WHAT TO WORK ON |
For this exercise, write out exactly, and only, the lines running from the line that contains "Clone this chart in Apache ECharts." through the line that contains "var seriesNames = ['Referenzkörper".

RAW RECORDS |
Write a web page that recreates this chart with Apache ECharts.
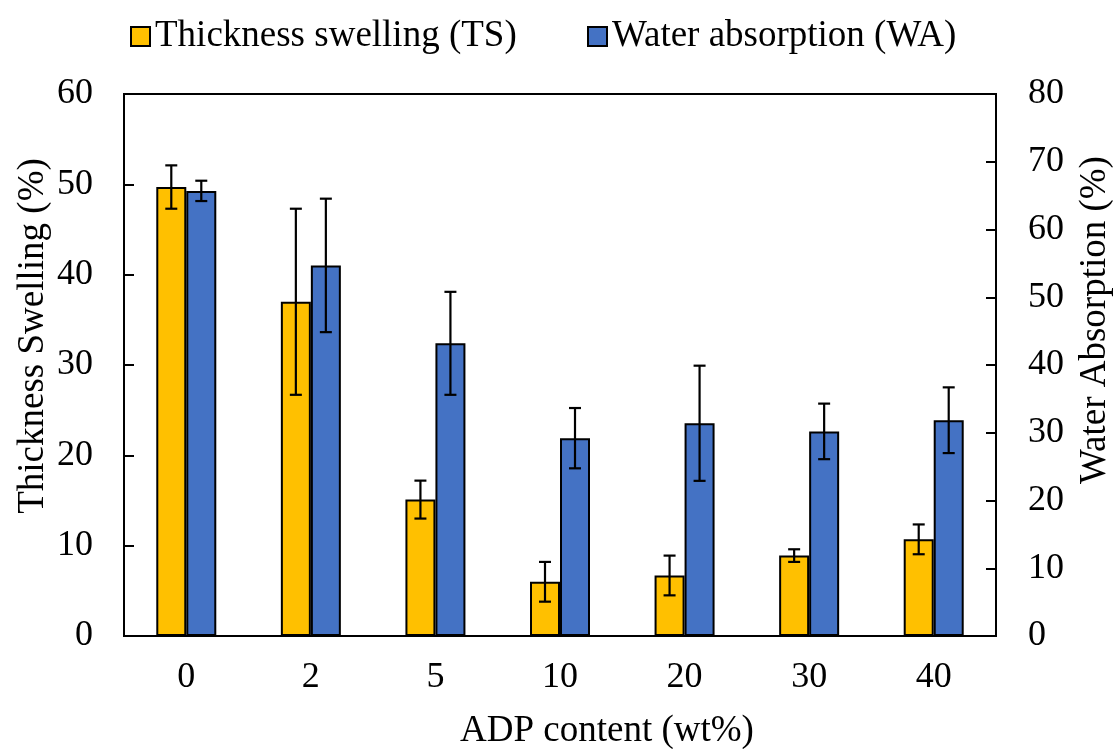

...

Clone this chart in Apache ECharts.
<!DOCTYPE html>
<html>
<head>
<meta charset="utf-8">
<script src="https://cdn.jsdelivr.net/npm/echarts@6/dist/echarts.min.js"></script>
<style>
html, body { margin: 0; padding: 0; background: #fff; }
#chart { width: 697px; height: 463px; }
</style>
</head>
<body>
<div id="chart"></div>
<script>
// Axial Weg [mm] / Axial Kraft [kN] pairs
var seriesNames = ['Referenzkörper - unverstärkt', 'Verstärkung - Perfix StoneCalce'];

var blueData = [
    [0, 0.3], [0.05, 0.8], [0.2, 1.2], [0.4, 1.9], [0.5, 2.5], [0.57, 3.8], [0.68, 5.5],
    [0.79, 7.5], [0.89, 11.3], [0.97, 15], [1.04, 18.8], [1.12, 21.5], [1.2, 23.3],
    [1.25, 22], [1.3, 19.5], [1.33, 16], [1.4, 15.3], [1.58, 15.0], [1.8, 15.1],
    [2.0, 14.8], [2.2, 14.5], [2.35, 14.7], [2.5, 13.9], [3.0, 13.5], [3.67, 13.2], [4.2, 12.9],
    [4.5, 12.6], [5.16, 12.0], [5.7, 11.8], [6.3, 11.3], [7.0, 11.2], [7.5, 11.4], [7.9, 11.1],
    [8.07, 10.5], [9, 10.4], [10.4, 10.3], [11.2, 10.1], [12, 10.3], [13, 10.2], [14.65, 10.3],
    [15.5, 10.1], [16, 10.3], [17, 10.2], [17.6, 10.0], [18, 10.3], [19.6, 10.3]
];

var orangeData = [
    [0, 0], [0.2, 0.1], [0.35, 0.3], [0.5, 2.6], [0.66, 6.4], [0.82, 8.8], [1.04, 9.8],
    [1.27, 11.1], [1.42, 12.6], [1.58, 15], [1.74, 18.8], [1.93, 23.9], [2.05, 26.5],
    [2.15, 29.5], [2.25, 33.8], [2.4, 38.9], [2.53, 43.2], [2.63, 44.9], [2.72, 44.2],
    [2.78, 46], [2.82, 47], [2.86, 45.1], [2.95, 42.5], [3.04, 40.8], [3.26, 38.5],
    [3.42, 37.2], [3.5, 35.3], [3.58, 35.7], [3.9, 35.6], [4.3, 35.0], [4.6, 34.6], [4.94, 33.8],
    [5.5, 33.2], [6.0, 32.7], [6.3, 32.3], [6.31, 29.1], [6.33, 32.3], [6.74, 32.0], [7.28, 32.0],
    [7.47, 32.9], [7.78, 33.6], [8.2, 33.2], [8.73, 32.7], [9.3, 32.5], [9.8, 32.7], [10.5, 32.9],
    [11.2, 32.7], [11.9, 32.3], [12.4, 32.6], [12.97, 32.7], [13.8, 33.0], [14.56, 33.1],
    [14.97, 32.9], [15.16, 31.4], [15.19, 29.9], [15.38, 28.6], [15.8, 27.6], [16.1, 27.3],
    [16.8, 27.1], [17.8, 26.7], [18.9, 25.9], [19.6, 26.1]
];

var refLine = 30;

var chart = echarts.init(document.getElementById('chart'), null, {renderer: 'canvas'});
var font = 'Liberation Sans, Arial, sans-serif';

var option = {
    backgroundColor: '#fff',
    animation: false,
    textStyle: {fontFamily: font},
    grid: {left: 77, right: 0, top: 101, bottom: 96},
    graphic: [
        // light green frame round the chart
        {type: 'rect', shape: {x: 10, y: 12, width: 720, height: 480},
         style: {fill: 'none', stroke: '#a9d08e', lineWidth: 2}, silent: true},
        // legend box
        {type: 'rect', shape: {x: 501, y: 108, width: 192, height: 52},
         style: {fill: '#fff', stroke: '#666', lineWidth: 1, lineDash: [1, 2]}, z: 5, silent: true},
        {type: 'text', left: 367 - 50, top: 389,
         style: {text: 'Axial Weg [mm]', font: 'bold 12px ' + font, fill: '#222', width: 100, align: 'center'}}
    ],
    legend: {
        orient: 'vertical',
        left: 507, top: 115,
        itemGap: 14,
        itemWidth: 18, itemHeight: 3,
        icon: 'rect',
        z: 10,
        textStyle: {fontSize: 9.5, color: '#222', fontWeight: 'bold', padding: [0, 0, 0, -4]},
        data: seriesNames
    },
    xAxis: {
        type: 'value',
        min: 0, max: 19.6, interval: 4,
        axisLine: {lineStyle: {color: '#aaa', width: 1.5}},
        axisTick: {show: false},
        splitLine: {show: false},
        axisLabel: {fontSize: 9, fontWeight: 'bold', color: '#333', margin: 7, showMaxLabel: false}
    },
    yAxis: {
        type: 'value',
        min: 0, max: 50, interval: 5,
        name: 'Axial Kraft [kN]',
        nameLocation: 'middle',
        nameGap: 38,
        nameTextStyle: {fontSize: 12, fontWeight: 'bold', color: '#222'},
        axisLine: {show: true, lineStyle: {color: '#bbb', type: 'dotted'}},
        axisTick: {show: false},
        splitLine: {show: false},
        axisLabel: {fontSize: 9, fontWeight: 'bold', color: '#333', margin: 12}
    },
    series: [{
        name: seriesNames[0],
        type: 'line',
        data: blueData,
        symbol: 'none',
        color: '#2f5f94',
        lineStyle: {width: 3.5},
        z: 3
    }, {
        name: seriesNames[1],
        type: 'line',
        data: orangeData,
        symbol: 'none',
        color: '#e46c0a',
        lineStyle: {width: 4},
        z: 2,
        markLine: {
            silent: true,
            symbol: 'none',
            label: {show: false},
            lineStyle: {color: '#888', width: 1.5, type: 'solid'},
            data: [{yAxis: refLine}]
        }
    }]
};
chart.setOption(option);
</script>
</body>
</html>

OUTPUT FOR THIS TASK |
Clone this chart in Apache ECharts.
<!DOCTYPE html>
<html>
<head>
<meta charset="utf-8">
<script src="https://cdn.jsdelivr.net/npm/echarts@6/dist/echarts.min.js"></script>
<style>
html, body { margin: 0; padding: 0; background: #fff; }
#chart { width: 697px; height: 463px; }
</style>
</head>
<body>
<div id="chart"></div>
<script>
// Axial Weg [mm] / Axial Kraft [kN] pairs
var seriesNames = ['Referenzkörper - unverstärkt', 'Verstärkung - Perfix StoneCalce'];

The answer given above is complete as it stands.